====== Given material

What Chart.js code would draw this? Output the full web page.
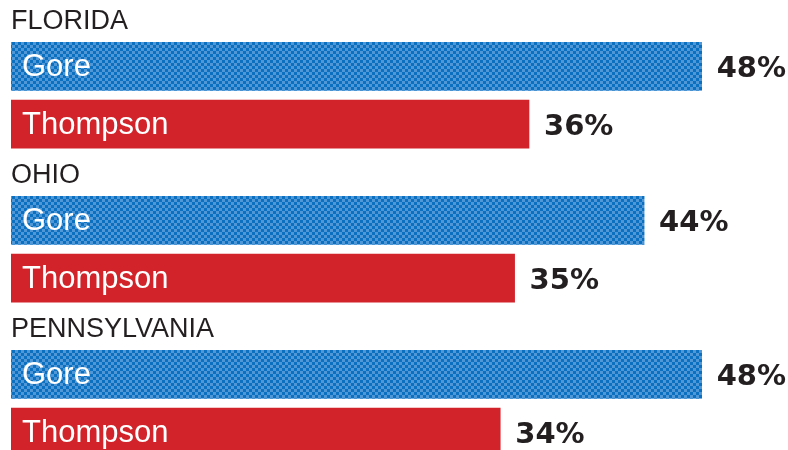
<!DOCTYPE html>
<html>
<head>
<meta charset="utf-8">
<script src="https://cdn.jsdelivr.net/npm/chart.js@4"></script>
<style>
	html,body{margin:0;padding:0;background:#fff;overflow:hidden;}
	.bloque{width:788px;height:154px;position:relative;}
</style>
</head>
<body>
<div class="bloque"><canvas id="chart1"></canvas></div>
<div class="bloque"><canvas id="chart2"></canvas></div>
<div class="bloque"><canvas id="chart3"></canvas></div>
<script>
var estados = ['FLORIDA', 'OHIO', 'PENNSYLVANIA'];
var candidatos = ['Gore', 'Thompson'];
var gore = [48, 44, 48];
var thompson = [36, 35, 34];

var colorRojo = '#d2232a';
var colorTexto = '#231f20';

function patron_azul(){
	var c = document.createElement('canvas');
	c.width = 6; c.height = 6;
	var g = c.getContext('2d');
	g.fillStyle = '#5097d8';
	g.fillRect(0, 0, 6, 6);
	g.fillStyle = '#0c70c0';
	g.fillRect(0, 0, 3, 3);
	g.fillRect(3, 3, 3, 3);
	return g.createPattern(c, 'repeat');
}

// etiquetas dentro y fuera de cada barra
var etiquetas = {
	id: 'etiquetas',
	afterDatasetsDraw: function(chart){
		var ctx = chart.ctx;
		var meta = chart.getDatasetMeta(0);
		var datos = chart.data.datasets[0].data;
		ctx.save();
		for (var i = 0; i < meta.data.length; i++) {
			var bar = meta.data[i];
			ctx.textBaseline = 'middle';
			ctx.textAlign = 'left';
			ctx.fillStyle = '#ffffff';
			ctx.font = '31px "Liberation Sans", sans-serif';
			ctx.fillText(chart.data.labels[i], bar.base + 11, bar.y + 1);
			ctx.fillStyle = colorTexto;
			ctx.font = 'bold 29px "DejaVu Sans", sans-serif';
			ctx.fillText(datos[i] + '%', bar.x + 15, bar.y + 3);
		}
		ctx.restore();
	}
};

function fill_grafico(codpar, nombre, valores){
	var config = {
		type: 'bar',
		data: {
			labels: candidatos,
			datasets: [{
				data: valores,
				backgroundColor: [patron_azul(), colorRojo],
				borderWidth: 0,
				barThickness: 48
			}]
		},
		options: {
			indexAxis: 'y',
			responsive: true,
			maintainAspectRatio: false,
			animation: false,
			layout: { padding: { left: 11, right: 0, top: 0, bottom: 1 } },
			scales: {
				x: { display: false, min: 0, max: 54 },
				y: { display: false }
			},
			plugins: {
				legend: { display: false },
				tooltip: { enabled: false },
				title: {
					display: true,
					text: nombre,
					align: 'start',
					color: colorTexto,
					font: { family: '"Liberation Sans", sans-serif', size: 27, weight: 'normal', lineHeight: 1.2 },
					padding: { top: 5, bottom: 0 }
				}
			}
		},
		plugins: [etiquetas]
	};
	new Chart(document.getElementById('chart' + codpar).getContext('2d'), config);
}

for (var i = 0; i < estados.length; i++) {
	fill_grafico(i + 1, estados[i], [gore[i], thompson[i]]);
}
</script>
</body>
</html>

============

**Exercise requirements**
Write out each line of the listing above, exactly, from its first line to the line holding "var colorTexto = '#231f20';", inclusive. Skip the pictures.

**Exercise output**
What Chart.js code would draw this? Output the full web page.
<!DOCTYPE html>
<html>
<head>
<meta charset="utf-8">
<script src="https://cdn.jsdelivr.net/npm/chart.js@4"></script>
<style>
	html,body{margin:0;padding:0;background:#fff;overflow:hidden;}
	.bloque{width:788px;height:154px;position:relative;}
</style>
</head>
<body>
<div class="bloque"><canvas id="chart1"></canvas></div>
<div class="bloque"><canvas id="chart2"></canvas></div>
<div class="bloque"><canvas id="chart3"></canvas></div>
<script>
var estados = ['FLORIDA', 'OHIO', 'PENNSYLVANIA'];
var candidatos = ['Gore', 'Thompson'];
var gore = [48, 44, 48];
var thompson = [36, 35, 34];

var colorRojo = '#d2232a';
var colorTexto = '#231f20';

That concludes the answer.